• [Task objective]: Your output is the lines from the first one to the one containing "0.98, interval: 0.01", repeated exactly, with images left out.

• [Entries provided]:
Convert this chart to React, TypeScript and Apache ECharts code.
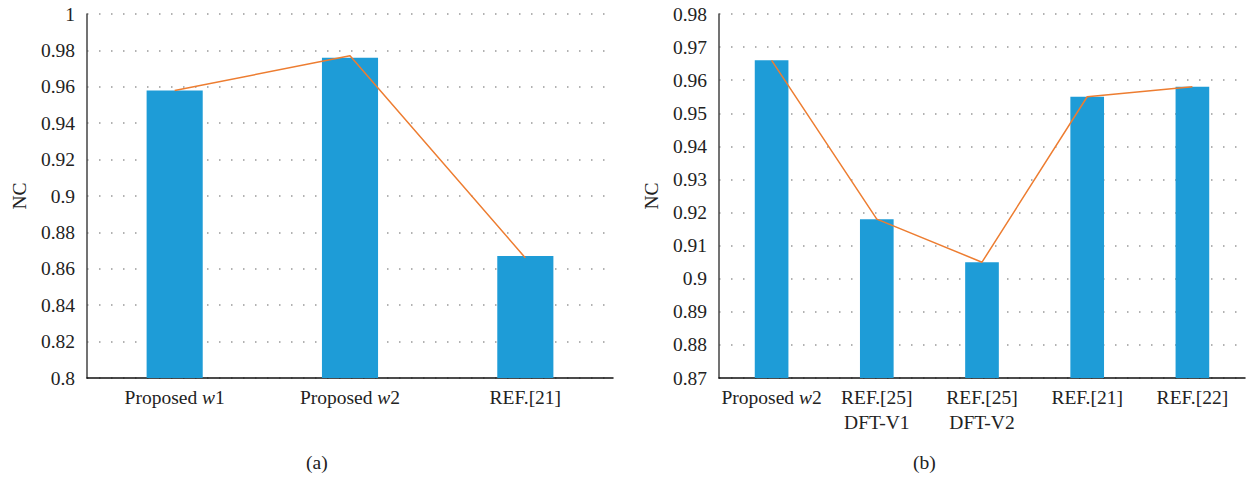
import React, { useEffect, useRef } from "react";
import * as echarts from "echarts";

const categoriesA = ["Proposed {i|w}1", "Proposed {i|w}2", "REF.[21]"];
const valuesA = [0.958, 0.976, 0.867];
const lineA = [0.958, 0.977, 0.866];

const categoriesB = [
  "Proposed {i|w}2",
  "REF.[25]\nDFT-V1",
  "REF.[25]\nDFT-V2",
  "REF.[21]",
  "REF.[22]",
];
const valuesB = [0.966, 0.918, 0.905, 0.955, 0.958];
const lineB = [0.966, 0.918, 0.905, 0.955, 0.958];

const yTicksA = { min: 0.8, max: 1, interval: 0.02 };
const yTicksB = { min: 0.87, max: 0.98, interval: 0.01 };

const FONT = "Liberation Serif";
const FS = 19.5;
const BAR = "#1E9CD7";
const LINE = "#ED7D31";

export default function App() {
  const ref = useRef<HTMLDivElement>(null);
  useEffect(() => {
    document.body.style.margin = "0";
    const chart = echarts.init(ref.current!, undefined, { renderer: "svg" });
    const xAxisCommon = {
      type: "category" as const,
      axisLine: { lineStyle: { color: "#111", width: 1.5 } },
      axisTick: { show: false },
      axisLabel: {
        fontFamily: FONT,
        fontSize: FS,
        color: "#222",
        margin: 7,
        lineHeight: 25,
        interval: 0,
        rich: { i: { fontStyle: "italic", fontFamily: FONT, fontSize: FS, color: "#222" } },
      },
    };
    const yAxisCommon = {
      type: "value" as const,
      name: "NC",
      nameLocation: "middle" as const,
      nameTextStyle: { fontFamily: FONT, fontSize: FS, color: "#222" },
      axisLine: { show: true, lineStyle: { color: "#444", width: 1.5 } },
      axisTick: { show: false },
      axisLabel: {
        fontFamily: FONT,
        fontSize: FS,
        color: "#222",
        margin: 12,
        formatter: (v: number) => String(parseFloat(v.toFixed(2))),
      },
      splitLine: { lineStyle: { color: "#999", type: [1.5, 10.5], width: 1.5 } },
    };
    chart.setOption({
      animation: false,
      grid: [
        { left: 87, top: 14, right: 637, bottom: 101 },
        { left: 719, top: 14, right: 5, bottom: 101 },
      ],
      xAxis: [
        { ...xAxisCommon, gridIndex: 0, data: categoriesA },
        { ...xAxisCommon, gridIndex: 1, data: categoriesB },
      ],
      yAxis: [
        { ...yAxisCommon, gridIndex: 0, ...yTicksA, nameGap: 58 },
        { ...yAxisCommon, gridIndex: 1, ...yTicksB, nameGap: 58 },
      ],
      series: [
        {
          type: "bar",
          xAxisIndex: 0,
          yAxisIndex: 0,
          data: valuesA,
          barWidth: "32%",
          itemStyle: { color: BAR },
          z: 2,
        },
        {
          type: "line",
          xAxisIndex: 0,
          yAxisIndex: 0,
          data: lineA,
          symbol: "none",
          lineStyle: { color: LINE, width: 1.5 },
          z: 3,
        },
        {
          type: "bar",
          xAxisIndex: 1,
          yAxisIndex: 1,
          data: valuesB,
          barWidth: "32%",
          itemStyle: { color: BAR },
          z: 2,
        },
        {
          type: "line",
          xAxisIndex: 1,
          yAxisIndex: 1,
          data: lineB,
          symbol: "none",
          lineStyle: { color: LINE, width: 1.5 },
          z: 3,
        },
      ],
      graphic: [
        {
          type: "text",
          left: 306,
          top: 452,
          style: { text: "(a)", fontFamily: FONT, fontSize: FS, fill: "#222" },
        },
        {
          type: "text",
          left: 913,
          top: 452,
          style: { text: "(b)", fontFamily: FONT, fontSize: FS, fill: "#222" },
        },
      ],
    });
    return () => chart.dispose();
  }, []);
  return <div ref={ref} style={{ width: 1250, height: 479 }} />;
}
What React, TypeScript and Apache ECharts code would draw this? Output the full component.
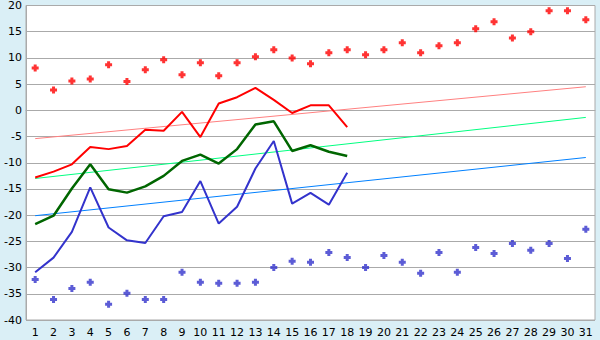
import React, { useEffect, useRef } from "react";
import * as echarts from "echarts";

const categories = Array.from({ length: 31 }, (_, i) => String(i + 1));

const redPoints = [8.1, 3.9, 5.6, 6.0, 8.7, 5.5, 7.75, 9.65, 6.8, 9.1, 6.6, 9.1, 10.2, 11.55, 10.0, 8.9, 11.0, 11.55, 10.6, 11.55, 12.9, 11.0, 12.3, 12.9, 15.55, 16.9, 13.8, 15.0, 19.0, 19.0, 17.3];
const bluePoints = [-32.25, -36.1, -34.0, -32.8, -37.0, -34.9, -36.1, -36.1, -30.9, -32.8, -33.0, -33.0, -32.8, -30.0, -28.8, -29.0, -27.1, -28.1, -30.0, -27.7, -29.0, -31.1, -27.1, -30.9, -26.15, -27.3, -25.4, -26.7, -25.4, -28.25, -22.7];

const redLine = [-12.8, -11.7, -10.3, -7.0, -7.4, -6.8, -3.7, -3.9, -0.3, -5.1, 1.3, 2.5, 4.3, 2.0, -0.5, 0.95, 0.95, -3.2];
const greenLine = [-21.7, -20.1, -14.9, -10.3, -15.05, -15.7, -14.5, -12.5, -9.65, -8.45, -10.15, -7.4, -2.7, -2.1, -7.75, -6.67, -7.9, -8.7];
const blueLine = [-30.9, -28.1, -23.2, -14.7, -22.35, -24.8, -25.3, -20.2, -19.4, -13.5, -21.6, -18.4, -11.1, -5.85, -17.8, -15.75, -18.0, -11.9];

const trendCats = ["1", "31"];
const redTrend = [-5.4, 4.5];
const greenTrend = [-13.0, -1.35];
const blueTrend = [-20.1, -9.0];

const yTicks = { min: -40, max: 20, interval: 5 };

const plus = "path://M2,0H5V2H7V5H5V7H2V5H0V2H2Z";

export default function App() {
  const ref = useRef<HTMLDivElement>(null);
  useEffect(() => {
    document.body.style.margin = "0";
    const chart = echarts.init(ref.current!, null, { renderer: "svg" });
    const font = "DejaVu Sans";
    const trend = (data: number[], color: string) => ({
      type: "line",
      data: trendCats.map((c, i) => [c, data[i]]),
      symbol: "none",
      lineStyle: { color, width: 1 },
      z: 2,
    });
    const line = (data: number[], color: string, width: number) => ({
      type: "line",
      data,
      symbol: "none",
      lineStyle: { color, width },
      z: 3,
    });
    const pts = (data: number[], color: string) => ({
      type: "scatter",
      data,
      symbol: plus,
      symbolSize: 7,
      itemStyle: { color },
      z: 4,
    });
    chart.setOption({
      animation: false,
      backgroundColor: "#daeff6",
      grid: {
        left: 26,
        right: 5,
        top: 5,
        bottom: 20,
        show: true,
        backgroundColor: "#ffffff",
        borderColor: "#aaaaaa",
        borderWidth: 1,
      },
      xAxis: {
        type: "category",
        data: categories,
        boundaryGap: true,
        axisLine: { lineStyle: { color: "#aaaaaa" } },
        axisTick: { alignWithLabel: true, length: 5, lineStyle: { color: "#aaaaaa" } },
        axisLabel: { color: "#000", fontFamily: font, fontSize: 11, margin: 7 },
      },
      yAxis: {
        type: "value",
        min: yTicks.min,
        max: yTicks.max,
        interval: yTicks.interval,
        axisLine: { show: true, lineStyle: { color: "#aaaaaa" } },
        axisTick: { show: false },
        splitLine: { lineStyle: { color: "#aaaaaa" } },
        axisLabel: { color: "#000", fontFamily: font, fontSize: 11, margin: 4 },
      },
      series: [
        trend(redTrend, "#ff8080"),
        trend(greenTrend, "#00ff80"),
        trend(blueTrend, "#0080ff"),
        line(redLine, "#ff0000", 2),
        line(greenLine, "#006600", 2.5),
        line(blueLine, "#3333cc", 2),
        pts(redPoints, "#ff0000"),
        pts(bluePoints, "#3333cc"),
      ],
    });
    return () => chart.dispose();
  }, []);
  return <div ref={ref} style={{ width: 600, height: 340, position: "fixed", left: 0, top: 0 }} />;
}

• [Exercise output]:
Convert this chart to React, TypeScript and Apache ECharts code.
import React, { useEffect, useRef } from "react";
import * as echarts from "echarts";

const categoriesA = ["Proposed {i|w}1", "Proposed {i|w}2", "REF.[21]"];
const valuesA = [0.958, 0.976, 0.867];
const lineA = [0.958, 0.977, 0.866];

const categoriesB = [
  "Proposed {i|w}2",
  "REF.[25]\nDFT-V1",
  "REF.[25]\nDFT-V2",
  "REF.[21]",
  "REF.[22]",
];
const valuesB = [0.966, 0.918, 0.905, 0.955, 0.958];
const lineB = [0.966, 0.918, 0.905, 0.955, 0.958];

const yTicksA = { min: 0.8, max: 1, interval: 0.02 };
const yTicksB = { min: 0.87, max: 0.98, interval: 0.01 };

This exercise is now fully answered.